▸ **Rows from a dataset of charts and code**
◇ ◇ ◇ ◇ ◇ ◇ ◇
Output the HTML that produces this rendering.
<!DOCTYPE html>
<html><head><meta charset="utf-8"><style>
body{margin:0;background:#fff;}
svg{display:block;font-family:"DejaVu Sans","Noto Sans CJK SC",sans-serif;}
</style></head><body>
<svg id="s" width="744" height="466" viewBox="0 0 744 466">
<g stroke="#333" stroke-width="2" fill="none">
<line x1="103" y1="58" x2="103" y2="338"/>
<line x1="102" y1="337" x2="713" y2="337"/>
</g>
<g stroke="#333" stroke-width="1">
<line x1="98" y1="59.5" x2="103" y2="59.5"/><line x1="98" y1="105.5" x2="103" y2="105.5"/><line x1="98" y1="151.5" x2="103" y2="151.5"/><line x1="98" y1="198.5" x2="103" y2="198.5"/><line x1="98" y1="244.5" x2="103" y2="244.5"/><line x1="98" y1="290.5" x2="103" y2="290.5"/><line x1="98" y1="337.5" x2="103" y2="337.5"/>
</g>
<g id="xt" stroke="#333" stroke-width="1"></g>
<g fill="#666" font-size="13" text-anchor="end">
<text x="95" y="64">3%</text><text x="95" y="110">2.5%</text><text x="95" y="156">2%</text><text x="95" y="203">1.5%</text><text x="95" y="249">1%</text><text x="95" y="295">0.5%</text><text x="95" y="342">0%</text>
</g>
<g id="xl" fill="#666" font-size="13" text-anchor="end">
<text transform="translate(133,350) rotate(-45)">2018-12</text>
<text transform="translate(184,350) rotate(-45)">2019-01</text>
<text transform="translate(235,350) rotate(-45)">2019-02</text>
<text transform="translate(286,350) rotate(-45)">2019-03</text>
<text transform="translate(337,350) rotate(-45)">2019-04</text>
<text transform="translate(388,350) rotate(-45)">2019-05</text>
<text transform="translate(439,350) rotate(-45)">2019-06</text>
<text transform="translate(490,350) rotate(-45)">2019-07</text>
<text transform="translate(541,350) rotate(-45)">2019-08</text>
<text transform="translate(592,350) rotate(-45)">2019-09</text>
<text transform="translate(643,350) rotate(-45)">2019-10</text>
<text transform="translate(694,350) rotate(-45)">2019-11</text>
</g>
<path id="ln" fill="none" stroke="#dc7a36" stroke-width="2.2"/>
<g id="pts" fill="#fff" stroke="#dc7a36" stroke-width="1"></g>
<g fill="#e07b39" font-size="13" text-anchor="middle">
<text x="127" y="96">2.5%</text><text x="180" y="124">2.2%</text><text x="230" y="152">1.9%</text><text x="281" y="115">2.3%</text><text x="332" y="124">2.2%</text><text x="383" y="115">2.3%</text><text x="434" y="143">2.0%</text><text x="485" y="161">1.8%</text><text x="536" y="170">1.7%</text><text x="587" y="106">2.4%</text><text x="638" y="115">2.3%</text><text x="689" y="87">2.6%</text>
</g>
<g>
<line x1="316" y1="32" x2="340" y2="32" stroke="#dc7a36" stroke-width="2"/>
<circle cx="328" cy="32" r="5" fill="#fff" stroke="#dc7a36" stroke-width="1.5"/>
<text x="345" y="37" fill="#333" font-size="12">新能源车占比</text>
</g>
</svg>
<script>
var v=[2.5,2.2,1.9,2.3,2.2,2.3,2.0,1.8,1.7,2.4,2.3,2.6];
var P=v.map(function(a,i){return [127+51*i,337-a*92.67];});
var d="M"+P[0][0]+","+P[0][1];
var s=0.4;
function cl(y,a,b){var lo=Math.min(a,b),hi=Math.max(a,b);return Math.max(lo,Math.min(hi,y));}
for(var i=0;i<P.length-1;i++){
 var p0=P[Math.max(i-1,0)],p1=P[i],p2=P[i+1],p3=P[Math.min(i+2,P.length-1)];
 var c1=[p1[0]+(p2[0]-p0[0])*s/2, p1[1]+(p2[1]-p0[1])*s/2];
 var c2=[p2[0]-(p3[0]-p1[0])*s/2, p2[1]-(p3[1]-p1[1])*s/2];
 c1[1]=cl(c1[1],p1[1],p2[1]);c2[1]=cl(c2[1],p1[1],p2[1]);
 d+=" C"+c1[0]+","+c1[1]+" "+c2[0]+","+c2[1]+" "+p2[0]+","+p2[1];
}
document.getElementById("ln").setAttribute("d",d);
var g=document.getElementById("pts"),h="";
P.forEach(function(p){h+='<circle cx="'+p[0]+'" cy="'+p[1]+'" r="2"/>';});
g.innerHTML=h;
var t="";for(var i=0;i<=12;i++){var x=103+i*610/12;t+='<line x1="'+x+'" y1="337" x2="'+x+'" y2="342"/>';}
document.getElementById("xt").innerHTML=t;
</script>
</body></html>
◇ ◇ ◇ ◇ ◇ ◇ ◇
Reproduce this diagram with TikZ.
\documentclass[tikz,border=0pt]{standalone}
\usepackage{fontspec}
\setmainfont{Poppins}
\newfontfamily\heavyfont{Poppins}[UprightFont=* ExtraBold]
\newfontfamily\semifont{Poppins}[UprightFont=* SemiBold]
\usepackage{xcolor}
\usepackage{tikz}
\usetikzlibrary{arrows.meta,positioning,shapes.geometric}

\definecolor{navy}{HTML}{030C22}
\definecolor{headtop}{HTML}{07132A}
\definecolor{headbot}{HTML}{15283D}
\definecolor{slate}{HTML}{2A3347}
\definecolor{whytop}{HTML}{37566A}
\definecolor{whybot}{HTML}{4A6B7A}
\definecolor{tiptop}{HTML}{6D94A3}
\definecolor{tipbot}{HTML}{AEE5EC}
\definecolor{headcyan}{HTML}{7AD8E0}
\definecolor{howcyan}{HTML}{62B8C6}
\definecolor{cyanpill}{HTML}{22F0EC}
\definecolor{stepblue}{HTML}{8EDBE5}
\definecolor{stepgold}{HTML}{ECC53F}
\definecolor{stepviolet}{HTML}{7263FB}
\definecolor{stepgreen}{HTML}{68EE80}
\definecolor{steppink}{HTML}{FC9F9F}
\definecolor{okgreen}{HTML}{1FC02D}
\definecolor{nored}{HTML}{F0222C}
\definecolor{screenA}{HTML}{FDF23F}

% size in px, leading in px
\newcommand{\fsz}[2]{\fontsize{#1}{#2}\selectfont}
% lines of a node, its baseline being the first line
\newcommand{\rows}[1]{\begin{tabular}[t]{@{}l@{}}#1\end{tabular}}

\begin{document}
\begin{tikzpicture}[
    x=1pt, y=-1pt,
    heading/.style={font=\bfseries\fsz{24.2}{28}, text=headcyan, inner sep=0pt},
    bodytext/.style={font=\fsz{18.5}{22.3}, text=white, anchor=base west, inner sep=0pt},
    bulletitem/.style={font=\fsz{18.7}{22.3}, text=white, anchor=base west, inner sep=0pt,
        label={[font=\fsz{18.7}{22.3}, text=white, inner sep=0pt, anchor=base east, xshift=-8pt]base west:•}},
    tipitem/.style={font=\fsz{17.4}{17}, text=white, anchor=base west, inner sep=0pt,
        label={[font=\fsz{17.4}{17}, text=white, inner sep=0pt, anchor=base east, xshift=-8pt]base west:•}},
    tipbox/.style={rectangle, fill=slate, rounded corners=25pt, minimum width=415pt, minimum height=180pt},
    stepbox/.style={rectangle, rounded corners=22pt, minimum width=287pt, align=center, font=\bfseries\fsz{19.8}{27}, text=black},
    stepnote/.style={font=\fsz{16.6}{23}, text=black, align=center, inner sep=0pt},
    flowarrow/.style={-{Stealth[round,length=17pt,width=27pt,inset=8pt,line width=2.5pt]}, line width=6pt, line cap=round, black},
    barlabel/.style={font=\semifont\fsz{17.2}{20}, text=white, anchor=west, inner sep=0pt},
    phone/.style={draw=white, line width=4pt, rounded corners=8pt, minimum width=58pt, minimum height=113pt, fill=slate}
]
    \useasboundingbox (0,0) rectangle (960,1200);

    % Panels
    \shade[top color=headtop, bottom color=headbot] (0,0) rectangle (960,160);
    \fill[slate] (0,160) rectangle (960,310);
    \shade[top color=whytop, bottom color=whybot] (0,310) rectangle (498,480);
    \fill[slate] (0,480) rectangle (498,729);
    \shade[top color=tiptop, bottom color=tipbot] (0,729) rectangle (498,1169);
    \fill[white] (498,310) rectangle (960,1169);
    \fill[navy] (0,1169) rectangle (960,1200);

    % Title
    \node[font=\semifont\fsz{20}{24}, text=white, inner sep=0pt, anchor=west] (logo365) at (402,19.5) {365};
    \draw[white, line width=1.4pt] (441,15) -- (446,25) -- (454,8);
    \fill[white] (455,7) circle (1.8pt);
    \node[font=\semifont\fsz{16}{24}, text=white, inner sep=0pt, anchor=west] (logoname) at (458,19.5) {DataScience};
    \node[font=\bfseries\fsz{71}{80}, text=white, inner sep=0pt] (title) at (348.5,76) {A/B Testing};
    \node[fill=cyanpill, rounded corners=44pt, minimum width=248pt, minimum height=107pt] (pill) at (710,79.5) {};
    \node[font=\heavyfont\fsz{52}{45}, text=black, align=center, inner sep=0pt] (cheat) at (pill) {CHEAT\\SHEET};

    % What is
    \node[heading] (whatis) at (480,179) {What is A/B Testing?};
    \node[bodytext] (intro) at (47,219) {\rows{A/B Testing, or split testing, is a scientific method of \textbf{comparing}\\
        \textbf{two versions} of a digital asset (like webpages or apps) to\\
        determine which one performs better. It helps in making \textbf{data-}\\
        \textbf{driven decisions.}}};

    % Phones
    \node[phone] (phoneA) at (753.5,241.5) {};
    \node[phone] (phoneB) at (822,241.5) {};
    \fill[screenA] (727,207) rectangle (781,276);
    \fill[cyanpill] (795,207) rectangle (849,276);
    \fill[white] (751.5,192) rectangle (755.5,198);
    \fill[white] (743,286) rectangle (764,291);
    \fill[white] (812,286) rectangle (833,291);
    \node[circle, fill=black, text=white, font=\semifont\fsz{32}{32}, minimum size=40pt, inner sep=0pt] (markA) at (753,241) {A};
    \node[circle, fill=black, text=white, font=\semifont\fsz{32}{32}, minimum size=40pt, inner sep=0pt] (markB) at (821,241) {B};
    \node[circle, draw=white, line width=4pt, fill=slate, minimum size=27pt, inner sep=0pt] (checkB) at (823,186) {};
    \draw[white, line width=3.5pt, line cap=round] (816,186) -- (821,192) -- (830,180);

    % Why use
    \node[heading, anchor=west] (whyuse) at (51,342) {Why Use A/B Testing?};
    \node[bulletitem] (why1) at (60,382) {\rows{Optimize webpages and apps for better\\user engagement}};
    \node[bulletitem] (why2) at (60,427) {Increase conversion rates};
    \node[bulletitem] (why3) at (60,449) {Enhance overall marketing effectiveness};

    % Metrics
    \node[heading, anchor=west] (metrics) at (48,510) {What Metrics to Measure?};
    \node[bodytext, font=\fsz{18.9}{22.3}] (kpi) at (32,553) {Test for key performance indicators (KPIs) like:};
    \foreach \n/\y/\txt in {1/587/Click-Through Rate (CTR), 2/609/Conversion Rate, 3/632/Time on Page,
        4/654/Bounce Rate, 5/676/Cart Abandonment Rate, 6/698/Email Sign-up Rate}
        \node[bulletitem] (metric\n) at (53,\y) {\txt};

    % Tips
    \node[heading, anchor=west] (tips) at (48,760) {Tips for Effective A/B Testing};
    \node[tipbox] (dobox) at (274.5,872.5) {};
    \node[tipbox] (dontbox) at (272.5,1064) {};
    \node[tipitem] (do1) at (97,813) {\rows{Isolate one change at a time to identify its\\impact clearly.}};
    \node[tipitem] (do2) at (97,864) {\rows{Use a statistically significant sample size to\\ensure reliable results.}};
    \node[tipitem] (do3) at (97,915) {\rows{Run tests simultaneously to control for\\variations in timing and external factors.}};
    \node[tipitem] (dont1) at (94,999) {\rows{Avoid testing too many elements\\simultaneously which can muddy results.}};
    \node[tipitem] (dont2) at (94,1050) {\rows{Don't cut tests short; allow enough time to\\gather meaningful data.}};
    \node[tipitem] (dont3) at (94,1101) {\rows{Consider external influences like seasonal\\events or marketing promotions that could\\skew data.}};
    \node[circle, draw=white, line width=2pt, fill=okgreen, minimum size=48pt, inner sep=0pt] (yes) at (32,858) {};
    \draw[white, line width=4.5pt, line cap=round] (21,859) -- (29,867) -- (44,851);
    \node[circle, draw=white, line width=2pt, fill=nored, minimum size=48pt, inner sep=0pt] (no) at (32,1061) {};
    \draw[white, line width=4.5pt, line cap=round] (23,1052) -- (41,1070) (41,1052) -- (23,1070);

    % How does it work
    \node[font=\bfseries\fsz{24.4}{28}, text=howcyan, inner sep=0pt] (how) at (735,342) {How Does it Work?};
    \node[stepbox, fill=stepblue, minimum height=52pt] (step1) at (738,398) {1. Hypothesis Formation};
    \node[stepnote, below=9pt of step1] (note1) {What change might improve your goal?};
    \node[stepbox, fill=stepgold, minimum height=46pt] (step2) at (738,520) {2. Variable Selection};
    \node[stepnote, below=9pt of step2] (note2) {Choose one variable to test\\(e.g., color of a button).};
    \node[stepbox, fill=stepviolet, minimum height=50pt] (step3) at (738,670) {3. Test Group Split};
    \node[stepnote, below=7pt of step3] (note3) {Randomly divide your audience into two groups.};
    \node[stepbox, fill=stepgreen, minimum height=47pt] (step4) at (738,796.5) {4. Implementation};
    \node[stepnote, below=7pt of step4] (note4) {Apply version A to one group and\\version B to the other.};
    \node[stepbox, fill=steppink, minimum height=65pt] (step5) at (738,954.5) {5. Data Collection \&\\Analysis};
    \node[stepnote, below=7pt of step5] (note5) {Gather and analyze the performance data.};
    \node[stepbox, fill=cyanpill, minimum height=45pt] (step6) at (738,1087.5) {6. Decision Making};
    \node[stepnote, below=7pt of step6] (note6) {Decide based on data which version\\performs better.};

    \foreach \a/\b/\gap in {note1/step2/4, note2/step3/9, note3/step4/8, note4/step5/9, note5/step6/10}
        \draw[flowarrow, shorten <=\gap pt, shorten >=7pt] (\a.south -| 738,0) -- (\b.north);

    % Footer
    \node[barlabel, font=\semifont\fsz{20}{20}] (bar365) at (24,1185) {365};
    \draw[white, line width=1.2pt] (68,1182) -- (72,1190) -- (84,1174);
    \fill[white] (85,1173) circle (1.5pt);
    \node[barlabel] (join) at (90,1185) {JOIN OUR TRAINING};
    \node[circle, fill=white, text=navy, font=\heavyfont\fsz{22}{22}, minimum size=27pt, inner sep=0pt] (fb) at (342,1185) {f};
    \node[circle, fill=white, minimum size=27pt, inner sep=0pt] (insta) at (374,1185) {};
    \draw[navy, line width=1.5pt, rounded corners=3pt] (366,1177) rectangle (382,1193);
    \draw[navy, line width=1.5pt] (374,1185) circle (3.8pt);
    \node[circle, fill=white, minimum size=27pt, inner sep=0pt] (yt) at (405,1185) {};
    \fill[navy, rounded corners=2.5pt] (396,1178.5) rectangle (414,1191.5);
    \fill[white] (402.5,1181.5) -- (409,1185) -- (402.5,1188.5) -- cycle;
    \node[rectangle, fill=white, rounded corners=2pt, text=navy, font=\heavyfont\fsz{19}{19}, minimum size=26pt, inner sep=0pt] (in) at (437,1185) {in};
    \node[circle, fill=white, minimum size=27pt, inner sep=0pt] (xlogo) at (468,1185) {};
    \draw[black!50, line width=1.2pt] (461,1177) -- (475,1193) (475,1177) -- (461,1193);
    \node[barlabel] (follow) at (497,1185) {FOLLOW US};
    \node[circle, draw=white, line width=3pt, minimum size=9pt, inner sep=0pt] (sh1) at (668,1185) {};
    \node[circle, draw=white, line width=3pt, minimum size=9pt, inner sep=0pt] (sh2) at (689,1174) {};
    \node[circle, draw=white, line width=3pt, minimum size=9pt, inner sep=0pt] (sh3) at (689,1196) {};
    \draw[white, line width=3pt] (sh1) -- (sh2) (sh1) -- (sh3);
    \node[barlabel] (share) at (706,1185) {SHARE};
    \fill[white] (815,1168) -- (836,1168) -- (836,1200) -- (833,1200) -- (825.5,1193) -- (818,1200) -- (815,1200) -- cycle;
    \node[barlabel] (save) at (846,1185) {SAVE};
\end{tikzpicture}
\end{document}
◇ ◇ ◇ ◇ ◇ ◇ ◇
▸ **Written request**
Identify each line of the material where the word "that" shows up, and copy it.

▸ **Solution for this task**
Output the HTML that produces this rendering.
    \node[tipitem] (dont3) at (94,1101) {\rows{Consider external influences like seasonal\\events or marketing promotions that could\\skew data.}};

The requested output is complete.